I'm getting pretty sick of the externalities of people's unwillingness to manage their information. You lose your password, you lose your device, unless you know how to hack it or can pay someone to do it. If it costs you more to recover your device than it's worth, tough shit. That password is designed to keep people who don't know it out. Don't lose track of it.

3 comments

You lose your password, you lose your device, unless you know how to hack it or can pay someone to do it. If it costs you more to recover your device than it's worth, tough shit.

That's fair enough, as long as you also prominently advertise the fact that ever forgetting that password will render your device worthless, so that everyone is fully aware of the limitation before they choose whether or not to make a purchase.
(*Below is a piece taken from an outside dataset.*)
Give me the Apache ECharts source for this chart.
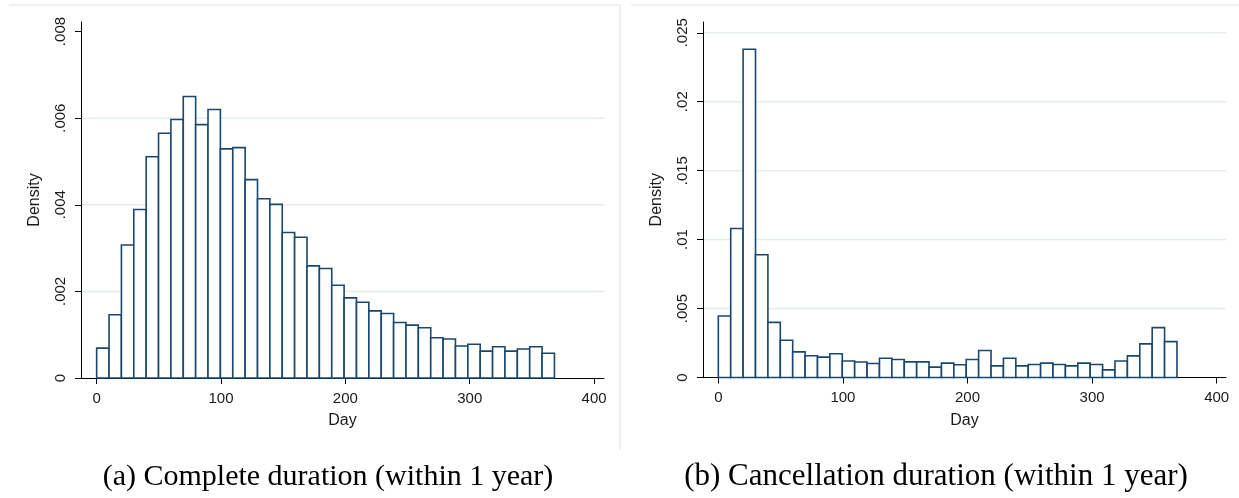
<!DOCTYPE html>
<html>
<head>
<meta charset="utf-8">
<script src="https://cdn.jsdelivr.net/npm/echarts@6/dist/echarts.min.js"></script>
<style>
html,body{margin:0;padding:0;background:#fff;}
#chart{width:1239px;height:498px;}
</style>
</head>
<body>
<div id="chart"></div>
<script>
// ---- data ----
const binStart = 0;          // first bin edge (days)
const binWidth = 9.95;       // bin width (days)
const completeDensity = [0.00069, 0.00146, 0.00307, 0.00389, 0.00511, 0.00565, 0.00597, 0.00650, 0.00585, 0.00620,
  0.00529, 0.00532, 0.00458, 0.00414, 0.00401, 0.00336, 0.00325, 0.00259, 0.00253, 0.00214,
  0.00185, 0.00175, 0.00155, 0.00149, 0.00128, 0.00122, 0.00116, 0.00093, 0.00090, 0.00074,
  0.00078, 0.00062, 0.00072, 0.00062, 0.00067, 0.00072, 0.00057];
const cancelDensity = [0.00446, 0.01080, 0.02380, 0.00890, 0.00400, 0.00270, 0.00186, 0.00158, 0.00148, 0.00172,
  0.00120, 0.00112, 0.00102, 0.00140, 0.00130, 0.00113, 0.00113, 0.00075, 0.00104, 0.00092,
  0.00130, 0.00196, 0.00084, 0.00140, 0.00084, 0.00094, 0.00104, 0.00094, 0.00084, 0.00104,
  0.00094, 0.00055, 0.00120, 0.00157, 0.00244, 0.00362, 0.00260];
const xTicks = [0, 100, 200, 300, 400];
const yTicksA = [0, 0.002, 0.004, 0.006, 0.008];
const yLabelsA = ['0', '.002', '.004', '.006', '.008'];
const yGridA = [0.002, 0.004, 0.006];
const yTicksB = [0, 0.005, 0.01, 0.015, 0.02, 0.025];
const yLabelsB = ['0', '.005', '.01', '.015', '.02', '.025'];
const yGridB = [0.005, 0.01, 0.015, 0.02, 0.025];
const xName = 'Day';
const yName = 'Density';
const captionA = '(a) Complete duration (within 1 year)';
const captionB = '(b) Cancellation duration (within 1 year)';

// ---- build ----
function bins(vals) {
  return vals.map((v, i) => [binStart + i * binWidth, binStart + (i + 1) * binWidth, v]);
}
const NAVY = '#1a476f';
const TXT = '#1a1a1a';
const GRIDC = '#e4edf0';

function renderBar(params, api) {
  const p0 = api.coord([api.value(0), api.value(2)]);
  const p1 = api.coord([api.value(1), 0]);
  return {
    type: 'rect',
    shape: { x: p0[0], y: p0[1], width: p1[0] - p0[0], height: p1[1] - p0[1] },
    style: { fill: '#ffffff', stroke: NAVY, lineWidth: 1.6 }
  };
}
function renderGrid(params, api) {
  const cs = params.coordSys;
  const y = api.coord([0, api.value(1)])[1];
  return {
    type: 'line',
    shape: { x1: cs.x + 1, y1: y, x2: cs.x + cs.width, y2: y },
    style: { stroke: GRIDC, lineWidth: 1.5 }
  };
}

function xAxisCfg(idx, min, max) {
  return {
    type: 'value', gridIndex: idx, min: min, max: max,
    name: xName, nameLocation: 'middle', nameGap: 35,
    nameTextStyle: { fontFamily: 'Liberation Sans', fontSize: 16, color: TXT },
    axisLine: { show: true, onZero: false, lineStyle: { color: '#000', width: 1 } },
    axisTick: { show: true, length: 6, customValues: xTicks, lineStyle: { color: '#000' } },
    axisLabel: { customValues: xTicks, margin: 13, fontFamily: 'Liberation Sans', fontSize: 15, color: TXT },
    splitLine: { show: false }
  };
}
function yAxisCfg(idx, max, ticks, labels) {
  return {
    type: 'value', gridIndex: idx, min: 0, max: max,
    name: yName, nameLocation: 'middle', nameGap: 38,
    nameTextStyle: { fontFamily: 'Liberation Sans', fontSize: 16, color: TXT },
    axisLine: { show: true, onZero: false, lineStyle: { color: '#000', width: 1 } },
    axisTick: { show: true, length: 6, customValues: ticks, lineStyle: { color: '#000' } },
    axisLabel: {
      customValues: ticks, rotate: 90, margin: 13,
      fontFamily: 'Liberation Sans', fontSize: 15, color: TXT,
      formatter: function (v) {
        let best = 0;
        ticks.forEach((t, i) => { if (Math.abs(t - v) < Math.abs(ticks[best] - v)) best = i; });
        return labels[best];
      }
    },
    splitLine: { show: false }
  };
}

const chart = echarts.init(document.getElementById('chart'), null, { renderer: 'canvas' });
chart.setOption({
  backgroundColor: '#ffffff',
  animation: false,
  grid: [
    { left: 81, top: 22, width: 523, height: 356 },
    { left: 703, top: 22, width: 523, height: 355.5 }
  ],
  xAxis: [xAxisCfg(0, -12.6, 408), xAxisCfg(1, -12.3, 407.5)],
  yAxis: [yAxisCfg(0, 0.00822, yTicksA, yLabelsA), yAxisCfg(1, 0.02578, yTicksB, yLabelsB)],
  series: [
    {
      type: 'custom', xAxisIndex: 0, yAxisIndex: 0, renderItem: renderGrid, silent: true,
      encode: { x: 0, y: 1 }, data: yGridA.map(v => [0, v]), z: 1
    },
    {
      type: 'custom', xAxisIndex: 1, yAxisIndex: 1, renderItem: renderGrid, silent: true,
      encode: { x: 0, y: 1 }, data: yGridB.map(v => [0, v]), z: 1
    },
    {
      type: 'custom', xAxisIndex: 0, yAxisIndex: 0, renderItem: renderBar,
      encode: { x: [0, 1], y: 2 }, data: bins(completeDensity), z: 3
    },
    {
      type: 'custom', xAxisIndex: 1, yAxisIndex: 1, renderItem: renderBar,
      encode: { x: [0, 1], y: 2 }, data: bins(cancelDensity), z: 3
    }
  ],
  graphic: [
    { type: 'line', shape: { x1: 9, y1: 5, x2: 620, y2: 5 }, style: { stroke: '#e6edf1', lineWidth: 1.5 }, silent: true },
    { type: 'line', shape: { x1: 620, y1: 5, x2: 620, y2: 450 }, style: { stroke: '#e6edf1', lineWidth: 1.5 }, silent: true },
    { type: 'line', shape: { x1: 631, y1: 5, x2: 1239, y2: 5 }, style: { stroke: '#e6edf1', lineWidth: 1.5 }, silent: true },
    { type: 'text', x: 328, y: 477, style: { text: captionA, font: '30px "Liberation Serif"', fill: '#000', textAlign: 'center', textVerticalAlign: 'middle' } },
    { type: 'text', x: 936, y: 477, style: { text: captionB, font: '31px "Liberation Serif"', fill: '#000', textAlign: 'center', textVerticalAlign: 'middle' } }
  ]
});
</script>
</body>
</html>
What a great attitude towards user friendliness!

Let's apply it to email, online banking and forum accounts while we're at it, shall we?

With these things, there is someone you can talk to that controls the service. If you lose access to your online bank account, then you can call up your bank and have them manually reset it. Since they have alternate trust channels for alternate ways of doing things, (you can check your balance and make transfers by phone in most cases) you can just reuse them to regain access. (God help you if you lose your Gmail account, though)

Apple's devices are fully in your control after you buy them. If you lose access to a perfectly working device then it's your own damn fault. It's your own damn fault in the other cases too, it's just that the nature of the services provided mean you can go also go through a person.

But if you buy a safe, lock it, and subsequently lose all normal access to it, don't bitch to me when you have to ruin it to get back in. It's just doing its job, and you failed to do yours. Suck it up, buy a new safe, and be more careful next time.

You obviously didn't read the article. This isn't an issue of someone losing their password and subsequently being locked out of their account --- something that Apple would help with. It was mom's iPad. She died. They don't have the pass code and/or iCloud password and Apple won't help them open that up. Sounds fair or unfair depending on your personal beliefs.

Having said that the article is a non-sensible emotional plea for sympathy at the expense of painting Apple as a cold-hearted villain. If they just want to be able to make use of the iPad it's simple to restore it using iTunes.

This isn't a case of people losing the password to the iPad--they never had it to begin with. They inherited an iPad, which was locked, and Apple refused to unlock it despite proof of death.